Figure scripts
++++++++
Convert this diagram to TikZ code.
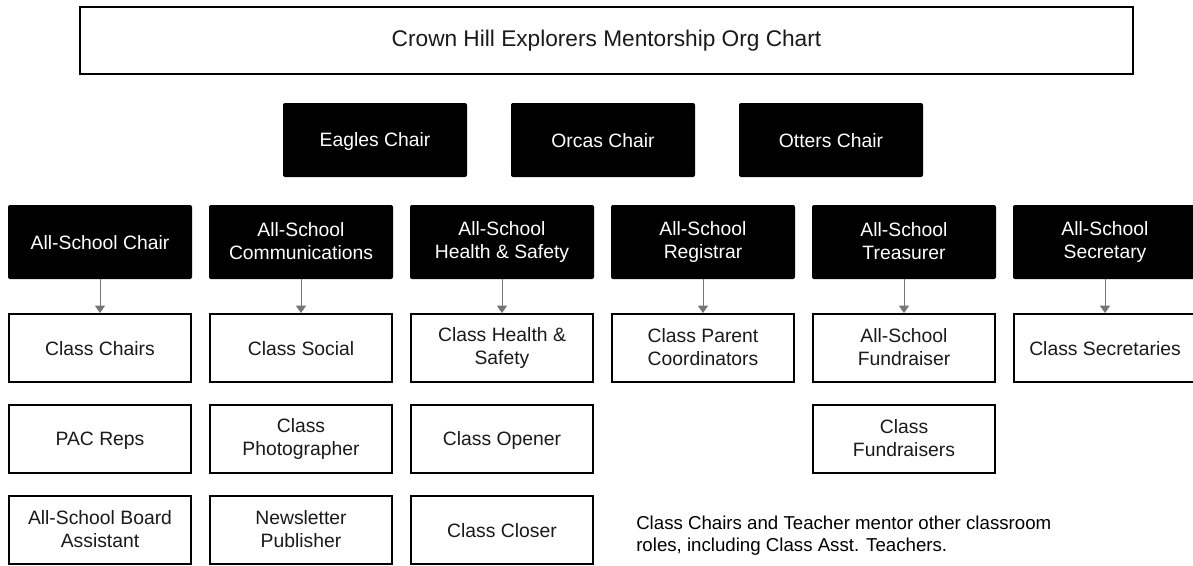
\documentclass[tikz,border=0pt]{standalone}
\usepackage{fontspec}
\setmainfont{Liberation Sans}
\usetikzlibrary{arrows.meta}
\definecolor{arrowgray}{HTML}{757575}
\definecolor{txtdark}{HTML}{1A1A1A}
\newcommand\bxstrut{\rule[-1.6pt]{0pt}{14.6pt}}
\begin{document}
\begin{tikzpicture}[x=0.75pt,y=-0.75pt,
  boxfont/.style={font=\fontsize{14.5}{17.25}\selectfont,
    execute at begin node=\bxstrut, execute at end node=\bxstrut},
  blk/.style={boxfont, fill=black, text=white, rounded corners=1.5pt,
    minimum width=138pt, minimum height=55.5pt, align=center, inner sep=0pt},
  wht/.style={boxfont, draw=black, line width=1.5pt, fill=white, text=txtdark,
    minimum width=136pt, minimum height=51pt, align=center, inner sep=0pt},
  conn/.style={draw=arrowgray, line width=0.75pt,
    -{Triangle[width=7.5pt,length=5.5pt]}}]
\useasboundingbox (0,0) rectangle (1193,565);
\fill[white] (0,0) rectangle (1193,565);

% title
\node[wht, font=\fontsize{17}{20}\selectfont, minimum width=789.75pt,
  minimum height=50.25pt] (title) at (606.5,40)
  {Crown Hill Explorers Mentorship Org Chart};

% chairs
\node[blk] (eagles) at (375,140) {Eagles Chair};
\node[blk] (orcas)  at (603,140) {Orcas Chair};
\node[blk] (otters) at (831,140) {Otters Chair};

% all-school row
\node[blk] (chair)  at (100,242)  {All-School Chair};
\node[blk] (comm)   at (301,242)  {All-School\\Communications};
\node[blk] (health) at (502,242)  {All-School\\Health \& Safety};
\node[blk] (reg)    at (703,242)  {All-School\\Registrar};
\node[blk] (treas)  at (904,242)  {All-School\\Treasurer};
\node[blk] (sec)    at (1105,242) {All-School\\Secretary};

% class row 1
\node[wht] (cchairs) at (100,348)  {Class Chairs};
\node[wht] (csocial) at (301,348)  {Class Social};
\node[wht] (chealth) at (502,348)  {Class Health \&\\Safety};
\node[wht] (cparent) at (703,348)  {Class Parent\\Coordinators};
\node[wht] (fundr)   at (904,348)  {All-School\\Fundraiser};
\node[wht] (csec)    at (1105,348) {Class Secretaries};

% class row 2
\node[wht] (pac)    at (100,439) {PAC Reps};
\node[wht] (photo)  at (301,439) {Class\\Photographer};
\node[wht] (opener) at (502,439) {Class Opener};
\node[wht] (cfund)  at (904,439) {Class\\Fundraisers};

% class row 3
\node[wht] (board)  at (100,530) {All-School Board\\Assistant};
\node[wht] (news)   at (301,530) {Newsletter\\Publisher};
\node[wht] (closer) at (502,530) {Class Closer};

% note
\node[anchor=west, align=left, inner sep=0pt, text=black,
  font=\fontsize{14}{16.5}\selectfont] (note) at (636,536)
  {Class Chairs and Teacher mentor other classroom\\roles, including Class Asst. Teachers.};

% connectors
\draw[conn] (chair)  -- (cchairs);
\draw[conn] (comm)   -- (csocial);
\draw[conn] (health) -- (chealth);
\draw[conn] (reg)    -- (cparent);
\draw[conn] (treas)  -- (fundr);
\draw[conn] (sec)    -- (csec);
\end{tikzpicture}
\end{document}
++++++++
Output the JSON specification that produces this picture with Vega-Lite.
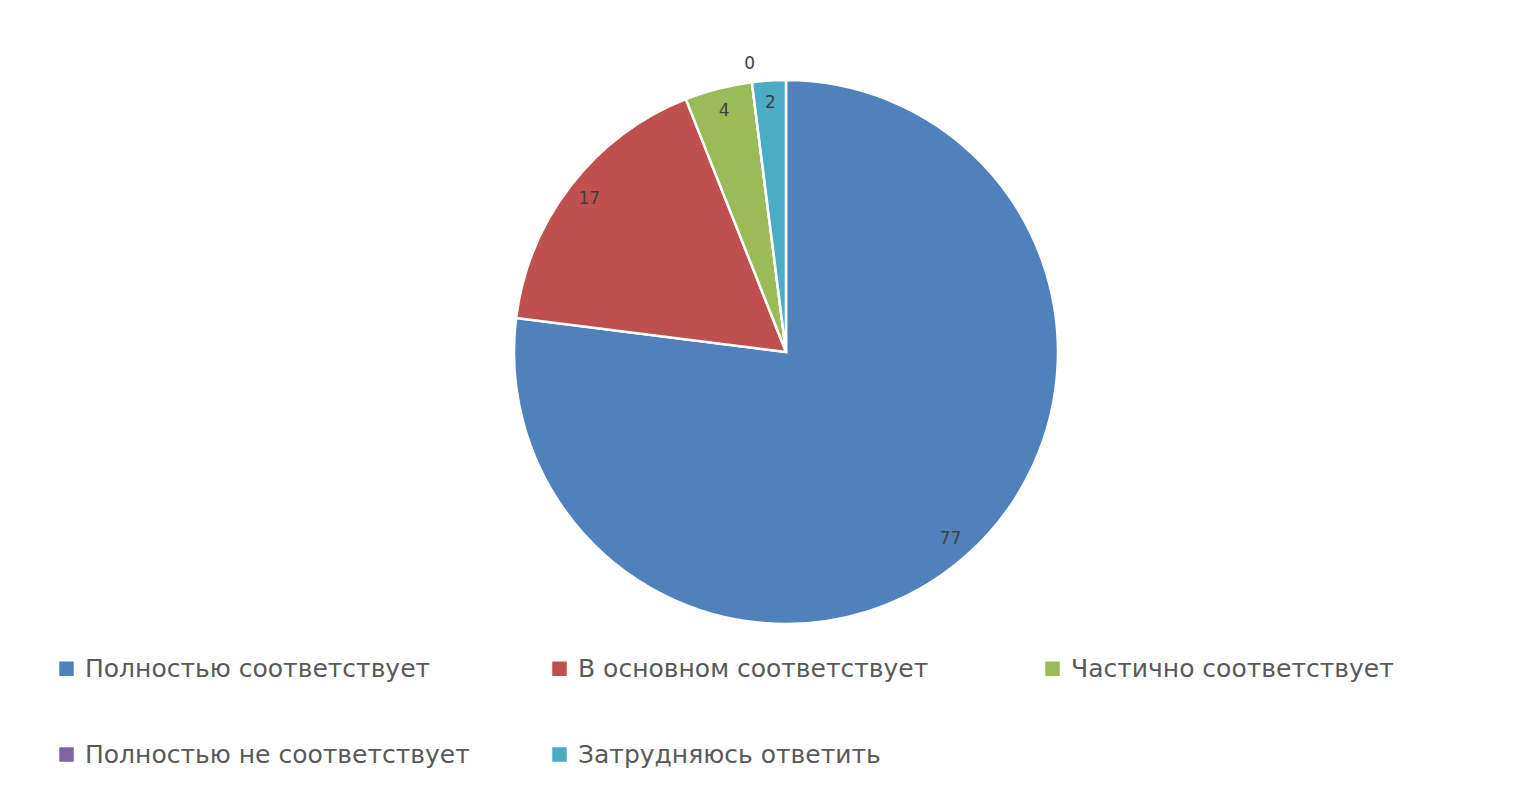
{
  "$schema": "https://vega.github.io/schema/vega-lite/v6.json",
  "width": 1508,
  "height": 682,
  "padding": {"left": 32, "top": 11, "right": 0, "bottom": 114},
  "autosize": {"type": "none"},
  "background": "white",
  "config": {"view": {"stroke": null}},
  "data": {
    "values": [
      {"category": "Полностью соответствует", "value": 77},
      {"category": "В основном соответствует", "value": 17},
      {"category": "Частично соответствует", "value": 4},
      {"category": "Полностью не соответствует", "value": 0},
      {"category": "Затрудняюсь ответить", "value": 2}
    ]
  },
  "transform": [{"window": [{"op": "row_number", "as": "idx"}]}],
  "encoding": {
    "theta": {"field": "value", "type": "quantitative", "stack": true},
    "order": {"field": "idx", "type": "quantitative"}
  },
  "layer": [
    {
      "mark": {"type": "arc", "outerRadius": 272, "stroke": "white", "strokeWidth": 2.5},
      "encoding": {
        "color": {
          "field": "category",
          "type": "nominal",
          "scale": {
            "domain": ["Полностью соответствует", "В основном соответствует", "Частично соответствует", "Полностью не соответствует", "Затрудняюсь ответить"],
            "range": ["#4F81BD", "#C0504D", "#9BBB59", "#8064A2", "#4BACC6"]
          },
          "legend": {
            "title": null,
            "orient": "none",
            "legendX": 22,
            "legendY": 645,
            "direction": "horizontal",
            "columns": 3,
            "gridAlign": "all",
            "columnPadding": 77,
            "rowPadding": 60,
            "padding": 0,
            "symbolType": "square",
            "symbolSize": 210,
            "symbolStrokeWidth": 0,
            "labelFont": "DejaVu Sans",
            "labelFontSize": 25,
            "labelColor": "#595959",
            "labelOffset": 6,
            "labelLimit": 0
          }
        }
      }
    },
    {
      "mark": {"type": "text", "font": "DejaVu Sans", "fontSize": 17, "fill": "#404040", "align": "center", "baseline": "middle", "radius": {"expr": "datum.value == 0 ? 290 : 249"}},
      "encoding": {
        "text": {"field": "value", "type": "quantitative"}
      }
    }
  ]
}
++++++++
» **Stated exercise**
Determine the number of lines where the string "this" occurs, and give that number only.

» **Finished task**
2